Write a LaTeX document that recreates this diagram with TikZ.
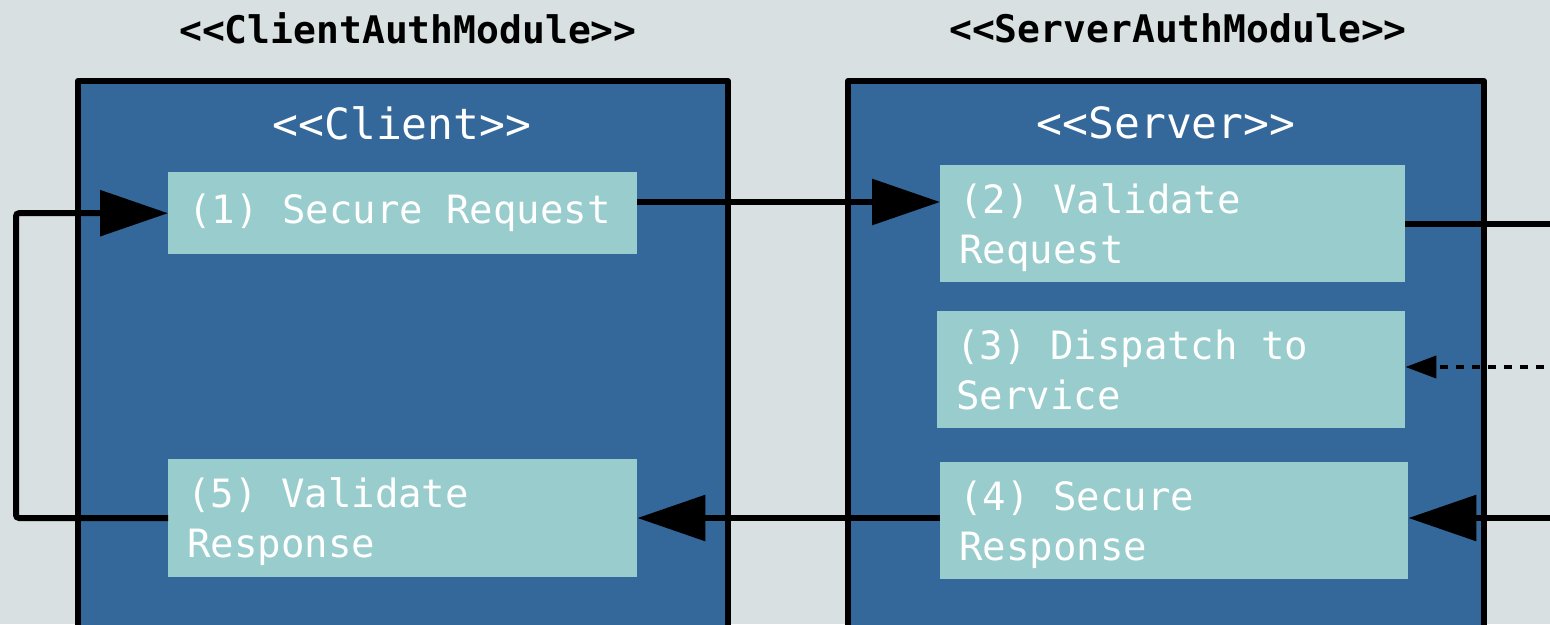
\documentclass[tikz,border=0pt]{standalone}
\usepackage{fontspec}
\newfontfamily\dmono{DejaVu Sans Mono}
\newcommand\msp{\hspace{0.602em}}
\newcommand\tstrut{\rule{0pt}{37pt}}
\usetikzlibrary{arrows.meta}
\definecolor{bgc}{HTML}{D8E0E1}
\definecolor{outerc}{HTML}{34679A}
\definecolor{innerc}{HTML}{99CCCD}
\tikzset{
  outerbox/.style={draw=black, line width=6pt, fill=outerc, line join=round},
  innerbox/.style={fill=innerc, draw=none, text=white, anchor=north west,
    font=\dmono\fontsize{39}{50}\selectfont, align=left, inner ysep=0pt},
  title/.style={font=\dmono\bfseries\fontsize{38}{46}\selectfont, text=black},
  subtitle/.style={font=\dmono\fontsize{43}{50}\selectfont, text=white},
  conn/.style={line width=6pt, -{Triangle[length=68pt,width=45pt]}},
  plainconn/.style={line width=6pt},
  dconn/.style={line width=4pt, dash pattern=on 8pt off 8pt, -{Triangle[length=31pt,width=22pt]}}
}
\begin{document}
\begin{tikzpicture}[x=1pt,y=-1pt]
\fill[bgc] (0,0) rectangle (1550,624);
\useasboundingbox (0,0) rectangle (1550,624);
\clip (0,0) rectangle (1550,624);

\node[title] (t1) at (408,28) {<<ClientAuthModule>>};
\node[title] (t2) at (1178,28) {<<ServerAuthModule>>};

\draw[outerbox] (78,81) rectangle (728,660);
\draw[outerbox] (848,81) rectangle (1484,660);

\node[subtitle] (sc) at (402,123) {<<Client>>};
\node[subtitle] (ss) at (1166,123) {<<Server>>};

\node[innerbox, minimum width=469pt, minimum height=82pt, text width=429pt, inner xsep=20pt] (n1) at (168,172) {(1)\msp Secure\msp Request};
\node[innerbox, minimum width=469pt, minimum height=118pt, text width=431pt, inner xsep=19pt] (n5) at (168,459) {\tstrut(5)\msp Validate\\Response};
\node[innerbox, minimum width=465pt, minimum height=117pt, text width=427pt, inner xsep=19pt] (n2) at (940,165) {\tstrut(2)\msp Validate\\Request};
\node[innerbox, minimum width=468pt, minimum height=117pt, text width=430pt, inner xsep=18pt] (n3) at (937,311) {(3)\msp Dispatch\msp to\\Service};
\node[innerbox, minimum width=468pt, minimum height=117pt, text width=430pt, inner xsep=19pt] (n4) at (940,462) {\tstrut(4)\msp Secure\\Response};

\coordinate (r2) at (1560,224);
\coordinate (r3) at (1560,367);
\coordinate (r4) at (1560,518);
\coordinate (lp) at (16,0);

\draw[conn] (n1.east |- 0,202) -- (n2.west |- 0,202);
\draw[plainconn] (n2.east |- r2) -- (r2);
\draw[dconn] (r3) -- (n3.east |- r3);
\draw[conn] (r4) -- (n4.east |- r4);
\draw[conn] (n4.west |- 0,518) -- (n5.east |- 0,518);
\draw[conn, rounded corners=3pt] (n5.west |- 0,518) -- (lp |- 0,518) -- (lp |- n1.west) -- (n1.west);
\end{tikzpicture}
\end{document}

-- -- --

**INSTRUCTION**
Your task is to reproduce all of the material exactly. The pictures stay out.

**ANSWER TO THE PROBLEM**
Write a LaTeX document that recreates this diagram with TikZ.
\documentclass[tikz,border=0pt]{standalone}
\usepackage{fontspec}
\newfontfamily\dmono{DejaVu Sans Mono}
\newcommand\msp{\hspace{0.602em}}
\newcommand\tstrut{\rule{0pt}{37pt}}
\usetikzlibrary{arrows.meta}
\definecolor{bgc}{HTML}{D8E0E1}
\definecolor{outerc}{HTML}{34679A}
\definecolor{innerc}{HTML}{99CCCD}
\tikzset{
  outerbox/.style={draw=black, line width=6pt, fill=outerc, line join=round},
  innerbox/.style={fill=innerc, draw=none, text=white, anchor=north west,
    font=\dmono\fontsize{39}{50}\selectfont, align=left, inner ysep=0pt},
  title/.style={font=\dmono\bfseries\fontsize{38}{46}\selectfont, text=black},
  subtitle/.style={font=\dmono\fontsize{43}{50}\selectfont, text=white},
  conn/.style={line width=6pt, -{Triangle[length=68pt,width=45pt]}},
  plainconn/.style={line width=6pt},
  dconn/.style={line width=4pt, dash pattern=on 8pt off 8pt, -{Triangle[length=31pt,width=22pt]}}
}
\begin{document}
\begin{tikzpicture}[x=1pt,y=-1pt]
\fill[bgc] (0,0) rectangle (1550,624);
\useasboundingbox (0,0) rectangle (1550,624);
\clip (0,0) rectangle (1550,624);

\node[title] (t1) at (408,28) {<<ClientAuthModule>>};
\node[title] (t2) at (1178,28) {<<ServerAuthModule>>};

\draw[outerbox] (78,81) rectangle (728,660);
\draw[outerbox] (848,81) rectangle (1484,660);

\node[subtitle] (sc) at (402,123) {<<Client>>};
\node[subtitle] (ss) at (1166,123) {<<Server>>};

\node[innerbox, minimum width=469pt, minimum height=82pt, text width=429pt, inner xsep=20pt] (n1) at (168,172) {(1)\msp Secure\msp Request};
\node[innerbox, minimum width=469pt, minimum height=118pt, text width=431pt, inner xsep=19pt] (n5) at (168,459) {\tstrut(5)\msp Validate\\Response};
\node[innerbox, minimum width=465pt, minimum height=117pt, text width=427pt, inner xsep=19pt] (n2) at (940,165) {\tstrut(2)\msp Validate\\Request};
\node[innerbox, minimum width=468pt, minimum height=117pt, text width=430pt, inner xsep=18pt] (n3) at (937,311) {(3)\msp Dispatch\msp to\\Service};
\node[innerbox, minimum width=468pt, minimum height=117pt, text width=430pt, inner xsep=19pt] (n4) at (940,462) {\tstrut(4)\msp Secure\\Response};

\coordinate (r2) at (1560,224);
\coordinate (r3) at (1560,367);
\coordinate (r4) at (1560,518);
\coordinate (lp) at (16,0);

\draw[conn] (n1.east |- 0,202) -- (n2.west |- 0,202);
\draw[plainconn] (n2.east |- r2) -- (r2);
\draw[dconn] (r3) -- (n3.east |- r3);
\draw[conn] (r4) -- (n4.east |- r4);
\draw[conn] (n4.west |- 0,518) -- (n5.east |- 0,518);
\draw[conn, rounded corners=3pt] (n5.west |- 0,518) -- (lp |- 0,518) -- (lp |- n1.west) -- (n1.west);
\end{tikzpicture}
\end{document}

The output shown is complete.